WORK INSTRUCTIONS: Select, from the data, each line where "page" occurs.
--- Begin ---
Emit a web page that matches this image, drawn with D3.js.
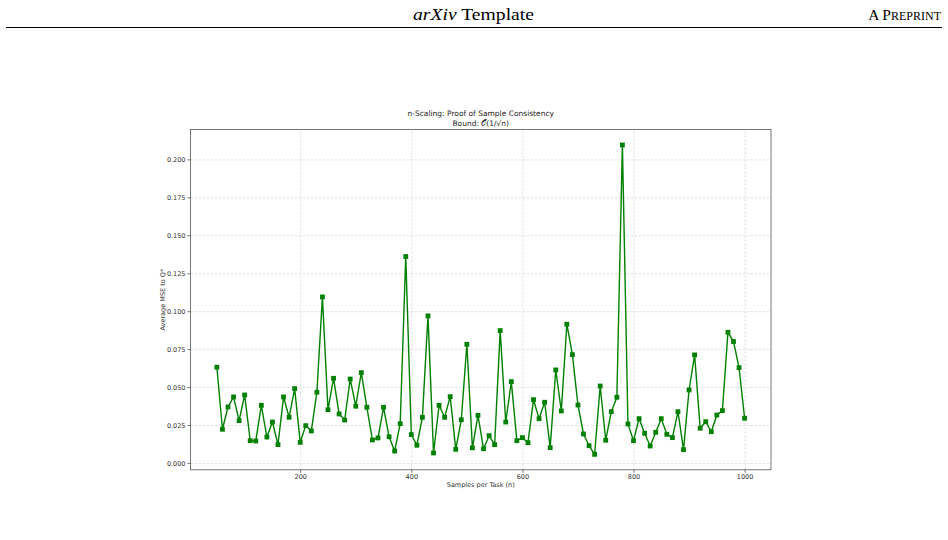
<!DOCTYPE html>
<html>
<head>
<meta charset="utf-8" />
<title>n-Scaling: Proof of Sample Consistency</title>
<style>
  body { margin: 0; background: #fff; }
  svg { display: block; }
  .axis text { font-family: "DejaVu Sans", sans-serif; font-size: 6.5px; fill: #333; }
  .axis path, .axis line { stroke: #555; stroke-width: 0.8px; }
  .grid line { stroke: #ccc; stroke-width: 0.6px; stroke-dasharray: 2.5,1.5; }
  .grid path { display: none; }
  .line { fill: none; stroke: green; stroke-width: 1.4px; }
</style>
</head>
<body>
<svg id="chart" width="948" height="540"></svg>
<script src="https://d3js.org/d3.v7.min.js"></script>
<script>
// samples per task, 50..1000 in steps of 10
var samples = [50,60,70,80,90,100,110,120,130,140,150,160,170,180,190,200,
  210,220,230,240,250,260,270,280,290,300,310,320,330,340,350,360,370,380,390,400,
  410,420,430,440,450,460,470,480,490,500,510,520,530,540,550,560,570,580,590,600,
  610,620,630,640,650,660,670,680,690,700,710,720,730,740,750,760,770,780,790,800,
  810,820,830,840,850,860,870,880,890,900,910,920,930,940,950,960,970,980,990,1000];

var mse = [0.0631,0.0222,0.0369,0.0435,0.0279,0.0448,0.0147,0.0145,0.0380,0.0171,
  0.0270,0.0121,0.0435,0.0301,0.0490,0.0136,0.0246,0.0211,0.0466,0.1094,
  0.0351,0.0558,0.0323,0.0283,0.0553,0.0374,0.0595,0.0367,0.0152,0.0165,
  0.0367,0.0173,0.0079,0.0259,0.1360,0.0187,0.0117,0.0301,0.0969,0.0066,
  0.0380,0.0301,0.0437,0.0090,0.0285,0.0782,0.0100,0.0314,0.0094,0.0180,
  0.0121,0.0872,0.0270,0.0536,0.0147,0.0167,0.0134,0.0417,0.0292,0.0400,
  0.0101,0.0613,0.0343,0.0914,0.0714,0.0382,0.0191,0.0114,0.0057,0.0507,
  0.0150,0.0338,0.0433,0.2095,0.0257,0.0147,0.0292,0.0196,0.0112,0.0202,
  0.0292,0.0189,0.0167,0.0338,0.0088,0.0481,0.0712,0.0229,0.0272,0.0206,
  0.0316,0.0345,0.0861,0.0800,0.0628,0.0295];

var xTicks = [200, 400, 600, 800, 1000];
var yTicks = [0, 0.025, 0.05, 0.075, 0.1, 0.125, 0.15, 0.175, 0.2];

var data = samples.map(function(s, i) { return {n: s, v: mse[i]}; });

var svg = d3.select("#chart");

// page header
svg.append("text")
  .attr("x", 413).attr("y", 19.5)
  .attr("textLength", 121).attr("lengthAdjust", "spacingAndGlyphs")
  .style("font-family", "'Liberation Serif', serif")
  .style("font-size", "17px")
  .call(function(t) {
    t.append("tspan").style("font-style", "italic").text("arXiv");
    t.append("tspan").text(" Template");
  });

svg.append("text")
  .attr("x", 941).attr("y", 19.5)
  .attr("text-anchor", "end")
  .style("font-family", "'Liberation Serif', serif")
  .style("font-size", "15.5px")
  .call(function(t) {
    t.append("tspan").text("A P");
    t.append("tspan").style("font-size", "12px").text("REPRINT");
  });

svg.append("line")
  .attr("x1", 6).attr("x2", 942)
  .attr("y1", 27.5).attr("y2", 27.5)
  .attr("stroke", "#000").attr("stroke-width", 1);

// plot area
var margin = {left: 190.5, top: 129.5, right: 771, bottom: 469.8};
var width = margin.right - margin.left,
    height = margin.bottom - margin.top;

var xPad = (d3.max(samples) - d3.min(samples)) * 0.05;
var yPad = (d3.max(mse) - d3.min(mse)) * 0.05;

var x = d3.scaleLinear()
  .domain([d3.min(samples) - xPad, d3.max(samples) + xPad])
  .range([0, width]);
var y = d3.scaleLinear()
  .domain([d3.min(mse) - yPad, d3.max(mse) + yPad])
  .range([height, 0]);

var g = svg.append("g").attr("transform", "translate(" + margin.left + "," + margin.top + ")");

g.append("g")
  .attr("class", "grid")
  .attr("transform", "translate(0," + height + ")")
  .call(d3.axisBottom(x).tickValues(xTicks).tickSize(-height).tickFormat(""));
g.append("g")
  .attr("class", "grid")
  .call(d3.axisLeft(y).tickValues(yTicks).tickSize(-width).tickFormat(""));

var line = d3.line()
  .x(function(d) { return x(d.n); })
  .y(function(d) { return y(d.v); });

g.append("path").datum(data).attr("class", "line").attr("d", line);

g.selectAll(".pt").data(data).enter().append("rect")
  .attr("class", "pt")
  .attr("x", function(d) { return x(d.n) - 2.4; })
  .attr("y", function(d) { return y(d.v) - 2.4; })
  .attr("width", 4.8).attr("height", 4.8)
  .attr("fill", "green");

// frame
g.append("rect")
  .attr("width", width).attr("height", height)
  .attr("fill", "none").attr("stroke", "#555").attr("stroke-width", 0.8);

g.append("g")
  .attr("class", "axis")
  .attr("transform", "translate(0," + height + ")")
  .call(d3.axisBottom(x).tickValues(xTicks).tickSize(3).tickPadding(2).tickFormat(d3.format("d")))
  .call(function(a) { a.select(".domain").remove(); });

g.append("g")
  .attr("class", "axis")
  .call(d3.axisLeft(y).tickValues(yTicks).tickSize(3).tickPadding(2).tickFormat(d3.format(".3f")))
  .call(function(a) { a.select(".domain").remove(); });

g.selectAll(".axis text").style("fill", "#333");

// labels
var lab = "'DejaVu Sans', sans-serif";
svg.append("text")
  .attr("x", (margin.left + margin.right) / 2).attr("y", 115.5)
  .attr("text-anchor", "middle")
  .style("font-family", lab).style("font-size", "7.5px").style("fill", "#222")
  .text("n-Scaling: Proof of Sample Consistency");
svg.append("text")
  .attr("x", (margin.left + margin.right) / 2).attr("y", 125.5)
  .attr("text-anchor", "middle")
  .style("font-family", lab).style("font-size", "7.5px").style("fill", "#222")
  .text("Bound: \uD835\uDCAA(1/\u221An)");

svg.append("text")
  .attr("x", (margin.left + margin.right) / 2).attr("y", 487)
  .attr("text-anchor", "middle")
  .style("font-family", lab).style("font-size", "6.5px").style("fill", "#333")
  .text("Samples per Task (n)");

svg.append("text")
  .attr("transform", "translate(165," + ((margin.top + margin.bottom) / 2) + ") rotate(-90)")
  .attr("text-anchor", "middle")
  .style("font-family", lab).style("font-size", "6.5px").style("fill", "#333")
  .text("Average MSE to Q*");
</script>
</body>
</html>
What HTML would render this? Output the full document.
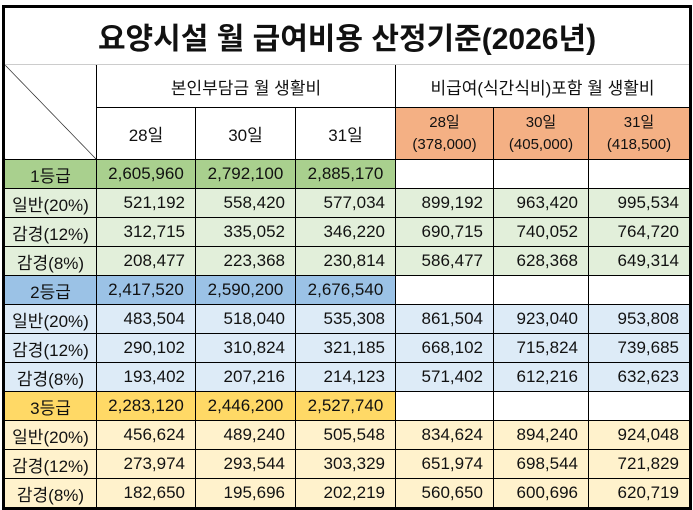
<!DOCTYPE html>
<html><head><meta charset="utf-8"><style>
body{margin:0;width:693px;height:510px;background:#fff;overflow:hidden;font-family:"Liberation Sans","Noto Sans CJK KR",sans-serif;}
table{position:absolute;left:2px;top:5px;border-collapse:collapse;table-layout:fixed;border:3px solid #000;}
td{border:1px solid #000;padding:0;font-size:17px;text-align:center;color:#111;white-space:nowrap;overflow:hidden}
td.n{text-align:right;padding-right:10px}
.t{font-size:30px;font-weight:bold;height:56px;border-bottom:1px solid #ccc}
.g1{background:#a9d08e}.l1{background:#e2efda}
.g2{background:#9bc2e6}.l2{background:#ddebf7}
.g3{background:#ffd966}.l3{background:#fff2cc}
.o{background:#f4b084;font-size:15px;line-height:22px}
tr.d td{height:28px}
</style></head><body>
<table>
<colgroup><col style="width:93px"><col style="width:99px"><col style="width:100px"><col style="width:100px"><col style="width:98px"><col style="width:95px"><col style="width:102px"></colgroup>
<tr><td class="t" colspan="7">요양시설 월 급여비용 산정기준(2026년)</td></tr>
<tr><td rowspan="2" style="background:linear-gradient(to top right,#fff calc(50% - 0.6px),#000 50%,#fff calc(50% + 0.6px))"></td><td colspan="3" style="height:42px">본인부담금 월 생활비</td><td colspan="3">비급여(식간식비)포함 월 생활비</td></tr>
<tr><td style="height:51px">28일</td><td>30일</td><td>31일</td><td class="o">28일<br>(378,000)</td><td class="o">30일<br>(405,000)</td><td class="o">31일<br>(418,500)</td></tr>
<tr class="d"><td class="g1">1등급</td><td class="g1">2,605,960</td><td class="g1">2,792,100</td><td class="g1">2,885,170</td><td></td><td></td><td></td></tr>
<tr class="d l1"><td>일반(20%)</td><td class="n">521,192</td><td class="n">558,420</td><td class="n">577,034</td><td class="n">899,192</td><td class="n">963,420</td><td class="n">995,534</td></tr>
<tr class="d l1"><td>감경(12%)</td><td class="n">312,715</td><td class="n">335,052</td><td class="n">346,220</td><td class="n">690,715</td><td class="n">740,052</td><td class="n">764,720</td></tr>
<tr class="d l1"><td>감경(8%)</td><td class="n">208,477</td><td class="n">223,368</td><td class="n">230,814</td><td class="n">586,477</td><td class="n">628,368</td><td class="n">649,314</td></tr>
<tr class="d"><td class="g2">2등급</td><td class="g2">2,417,520</td><td class="g2">2,590,200</td><td class="g2">2,676,540</td><td></td><td></td><td></td></tr>
<tr class="d l2"><td>일반(20%)</td><td class="n">483,504</td><td class="n">518,040</td><td class="n">535,308</td><td class="n">861,504</td><td class="n">923,040</td><td class="n">953,808</td></tr>
<tr class="d l2"><td>감경(12%)</td><td class="n">290,102</td><td class="n">310,824</td><td class="n">321,185</td><td class="n">668,102</td><td class="n">715,824</td><td class="n">739,685</td></tr>
<tr class="d l2"><td>감경(8%)</td><td class="n">193,402</td><td class="n">207,216</td><td class="n">214,123</td><td class="n">571,402</td><td class="n">612,216</td><td class="n">632,623</td></tr>
<tr class="d"><td class="g3">3등급</td><td class="g3">2,283,120</td><td class="g3">2,446,200</td><td class="g3">2,527,740</td><td></td><td></td><td></td></tr>
<tr class="d l3"><td>일반(20%)</td><td class="n">456,624</td><td class="n">489,240</td><td class="n">505,548</td><td class="n">834,624</td><td class="n">894,240</td><td class="n">924,048</td></tr>
<tr class="d l3"><td>감경(12%)</td><td class="n">273,974</td><td class="n">293,544</td><td class="n">303,329</td><td class="n">651,974</td><td class="n">698,544</td><td class="n">721,829</td></tr>
<tr class="d l3"><td>감경(8%)</td><td class="n">182,650</td><td class="n">195,696</td><td class="n">202,219</td><td class="n">560,650</td><td class="n">600,696</td><td class="n">620,719</td></tr>
</table>
</body></html>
--- End ---
EXERCISE ANSWER:
Emit a web page that matches this image, drawn with D3.js.
// page header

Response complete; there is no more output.